= What you have to do =
The lines to be extracted run from the start of the listing through the line containing "-9.0, 0.2, -16.8]"; copy them exactly and nothing else.

= Figure scripts =
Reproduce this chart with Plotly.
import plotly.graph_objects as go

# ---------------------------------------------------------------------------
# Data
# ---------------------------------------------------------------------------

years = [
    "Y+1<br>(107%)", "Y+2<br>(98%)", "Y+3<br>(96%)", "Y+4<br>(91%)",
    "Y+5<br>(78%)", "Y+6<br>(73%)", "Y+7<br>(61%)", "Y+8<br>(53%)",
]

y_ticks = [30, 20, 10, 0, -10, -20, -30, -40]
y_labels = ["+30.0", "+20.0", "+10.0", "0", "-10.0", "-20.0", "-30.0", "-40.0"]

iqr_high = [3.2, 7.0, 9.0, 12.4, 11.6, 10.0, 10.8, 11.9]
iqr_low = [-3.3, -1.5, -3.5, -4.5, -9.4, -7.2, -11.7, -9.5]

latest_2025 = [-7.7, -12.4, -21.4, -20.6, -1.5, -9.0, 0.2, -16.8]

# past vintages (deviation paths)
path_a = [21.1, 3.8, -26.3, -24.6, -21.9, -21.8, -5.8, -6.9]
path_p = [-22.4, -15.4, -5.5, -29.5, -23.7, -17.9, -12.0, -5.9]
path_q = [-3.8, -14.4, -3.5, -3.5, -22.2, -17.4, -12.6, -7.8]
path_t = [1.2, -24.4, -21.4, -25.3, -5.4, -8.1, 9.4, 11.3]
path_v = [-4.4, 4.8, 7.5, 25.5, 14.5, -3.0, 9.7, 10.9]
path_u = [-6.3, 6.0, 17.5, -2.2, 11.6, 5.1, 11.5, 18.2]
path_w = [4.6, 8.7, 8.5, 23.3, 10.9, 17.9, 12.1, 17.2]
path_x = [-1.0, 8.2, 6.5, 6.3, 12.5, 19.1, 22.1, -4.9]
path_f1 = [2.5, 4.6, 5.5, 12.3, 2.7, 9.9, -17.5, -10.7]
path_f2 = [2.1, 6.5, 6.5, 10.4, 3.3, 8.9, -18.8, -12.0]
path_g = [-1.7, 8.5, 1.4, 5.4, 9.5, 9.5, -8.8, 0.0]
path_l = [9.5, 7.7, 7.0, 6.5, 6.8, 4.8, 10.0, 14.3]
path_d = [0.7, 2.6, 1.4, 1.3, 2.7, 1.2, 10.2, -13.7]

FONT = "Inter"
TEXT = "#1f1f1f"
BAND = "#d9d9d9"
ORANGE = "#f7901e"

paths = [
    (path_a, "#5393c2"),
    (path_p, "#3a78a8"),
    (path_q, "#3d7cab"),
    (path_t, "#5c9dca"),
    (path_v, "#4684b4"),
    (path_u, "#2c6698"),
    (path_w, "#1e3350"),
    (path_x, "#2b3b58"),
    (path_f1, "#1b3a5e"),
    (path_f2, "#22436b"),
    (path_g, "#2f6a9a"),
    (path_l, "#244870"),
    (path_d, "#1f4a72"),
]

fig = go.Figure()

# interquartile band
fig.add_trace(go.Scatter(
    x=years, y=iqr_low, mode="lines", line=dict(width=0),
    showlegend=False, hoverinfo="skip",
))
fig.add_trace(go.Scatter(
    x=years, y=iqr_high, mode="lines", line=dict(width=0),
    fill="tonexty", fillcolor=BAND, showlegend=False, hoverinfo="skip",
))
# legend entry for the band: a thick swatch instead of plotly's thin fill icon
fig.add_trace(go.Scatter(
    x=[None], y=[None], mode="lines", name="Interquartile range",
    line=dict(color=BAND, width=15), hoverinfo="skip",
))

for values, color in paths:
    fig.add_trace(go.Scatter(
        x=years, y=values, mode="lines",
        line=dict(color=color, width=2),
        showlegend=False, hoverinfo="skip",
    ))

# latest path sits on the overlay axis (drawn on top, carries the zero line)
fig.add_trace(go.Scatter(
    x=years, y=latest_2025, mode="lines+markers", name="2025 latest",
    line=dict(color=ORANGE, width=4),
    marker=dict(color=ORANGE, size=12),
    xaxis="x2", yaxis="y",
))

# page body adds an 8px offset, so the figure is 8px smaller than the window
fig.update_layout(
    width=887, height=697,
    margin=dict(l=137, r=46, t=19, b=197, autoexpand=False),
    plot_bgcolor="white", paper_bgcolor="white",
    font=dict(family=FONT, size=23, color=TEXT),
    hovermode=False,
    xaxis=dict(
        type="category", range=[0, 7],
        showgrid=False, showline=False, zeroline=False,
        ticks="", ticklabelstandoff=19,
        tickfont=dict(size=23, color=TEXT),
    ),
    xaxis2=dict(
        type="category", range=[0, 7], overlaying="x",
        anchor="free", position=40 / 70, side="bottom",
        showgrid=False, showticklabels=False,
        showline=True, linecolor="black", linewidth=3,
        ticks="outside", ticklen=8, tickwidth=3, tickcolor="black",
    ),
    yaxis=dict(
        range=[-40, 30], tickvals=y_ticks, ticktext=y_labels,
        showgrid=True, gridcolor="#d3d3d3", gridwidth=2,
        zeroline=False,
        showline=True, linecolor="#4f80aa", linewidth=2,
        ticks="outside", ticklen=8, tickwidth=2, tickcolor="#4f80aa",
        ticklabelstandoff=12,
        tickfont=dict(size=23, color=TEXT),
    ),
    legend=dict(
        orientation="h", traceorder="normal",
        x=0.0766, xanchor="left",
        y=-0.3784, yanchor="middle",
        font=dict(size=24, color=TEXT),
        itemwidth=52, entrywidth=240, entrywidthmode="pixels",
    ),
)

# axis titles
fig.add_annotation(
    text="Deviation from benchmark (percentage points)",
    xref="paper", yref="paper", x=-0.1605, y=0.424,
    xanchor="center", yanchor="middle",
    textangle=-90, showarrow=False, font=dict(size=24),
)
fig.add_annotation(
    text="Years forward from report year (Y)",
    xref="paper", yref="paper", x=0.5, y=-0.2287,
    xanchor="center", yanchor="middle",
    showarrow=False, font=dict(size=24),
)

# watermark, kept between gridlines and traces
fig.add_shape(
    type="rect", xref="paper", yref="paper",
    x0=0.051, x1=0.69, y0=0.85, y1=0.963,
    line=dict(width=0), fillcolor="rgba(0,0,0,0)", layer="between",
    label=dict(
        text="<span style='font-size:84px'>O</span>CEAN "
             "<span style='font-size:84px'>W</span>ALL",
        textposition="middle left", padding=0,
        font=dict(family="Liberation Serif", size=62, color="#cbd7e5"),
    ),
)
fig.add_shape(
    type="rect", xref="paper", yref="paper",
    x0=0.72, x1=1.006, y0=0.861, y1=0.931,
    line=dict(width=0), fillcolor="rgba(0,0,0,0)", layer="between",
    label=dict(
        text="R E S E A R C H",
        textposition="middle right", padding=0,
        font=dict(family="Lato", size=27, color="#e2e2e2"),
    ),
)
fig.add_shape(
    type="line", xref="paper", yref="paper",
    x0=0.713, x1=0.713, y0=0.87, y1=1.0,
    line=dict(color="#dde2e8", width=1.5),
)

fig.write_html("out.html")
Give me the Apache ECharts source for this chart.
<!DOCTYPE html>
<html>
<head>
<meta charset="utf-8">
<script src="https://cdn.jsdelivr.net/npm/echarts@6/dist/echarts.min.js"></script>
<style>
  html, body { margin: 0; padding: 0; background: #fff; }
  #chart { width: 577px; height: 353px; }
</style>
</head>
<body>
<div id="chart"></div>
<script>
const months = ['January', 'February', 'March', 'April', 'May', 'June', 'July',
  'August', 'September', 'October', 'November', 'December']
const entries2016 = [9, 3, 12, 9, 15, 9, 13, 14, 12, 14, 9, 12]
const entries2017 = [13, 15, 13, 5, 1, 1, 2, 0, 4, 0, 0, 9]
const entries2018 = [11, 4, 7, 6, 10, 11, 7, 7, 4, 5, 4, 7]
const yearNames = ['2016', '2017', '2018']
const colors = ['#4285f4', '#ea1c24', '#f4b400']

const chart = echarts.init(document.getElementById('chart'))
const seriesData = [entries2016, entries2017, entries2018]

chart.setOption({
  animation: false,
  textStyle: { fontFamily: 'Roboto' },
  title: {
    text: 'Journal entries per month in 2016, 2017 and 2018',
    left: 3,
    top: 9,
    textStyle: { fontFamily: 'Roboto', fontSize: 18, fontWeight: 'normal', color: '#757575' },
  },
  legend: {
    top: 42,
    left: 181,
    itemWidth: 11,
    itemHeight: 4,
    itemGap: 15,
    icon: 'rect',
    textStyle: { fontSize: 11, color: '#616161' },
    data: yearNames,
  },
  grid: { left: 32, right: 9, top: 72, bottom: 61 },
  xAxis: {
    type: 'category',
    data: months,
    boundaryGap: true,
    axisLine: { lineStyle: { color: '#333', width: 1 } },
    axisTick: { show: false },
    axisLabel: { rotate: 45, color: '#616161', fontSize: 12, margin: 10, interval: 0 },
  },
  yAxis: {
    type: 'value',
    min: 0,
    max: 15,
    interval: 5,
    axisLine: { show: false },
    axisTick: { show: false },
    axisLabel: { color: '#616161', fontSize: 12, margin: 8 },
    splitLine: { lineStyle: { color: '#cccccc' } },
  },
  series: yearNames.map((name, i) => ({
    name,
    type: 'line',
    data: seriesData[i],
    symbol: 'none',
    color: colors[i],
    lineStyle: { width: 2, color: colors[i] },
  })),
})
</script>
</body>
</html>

= Result =
Reproduce this chart with Plotly.
import plotly.graph_objects as go

# ---------------------------------------------------------------------------
# Data
# ---------------------------------------------------------------------------

years = [
    "Y+1<br>(107%)", "Y+2<br>(98%)", "Y+3<br>(96%)", "Y+4<br>(91%)",
    "Y+5<br>(78%)", "Y+6<br>(73%)", "Y+7<br>(61%)", "Y+8<br>(53%)",
]

y_ticks = [30, 20, 10, 0, -10, -20, -30, -40]
y_labels = ["+30.0", "+20.0", "+10.0", "0", "-10.0", "-20.0", "-30.0", "-40.0"]

iqr_high = [3.2, 7.0, 9.0, 12.4, 11.6, 10.0, 10.8, 11.9]
iqr_low = [-3.3, -1.5, -3.5, -4.5, -9.4, -7.2, -11.7, -9.5]

latest_2025 = [-7.7, -12.4, -21.4, -20.6, -1.5, -9.0, 0.2, -16.8]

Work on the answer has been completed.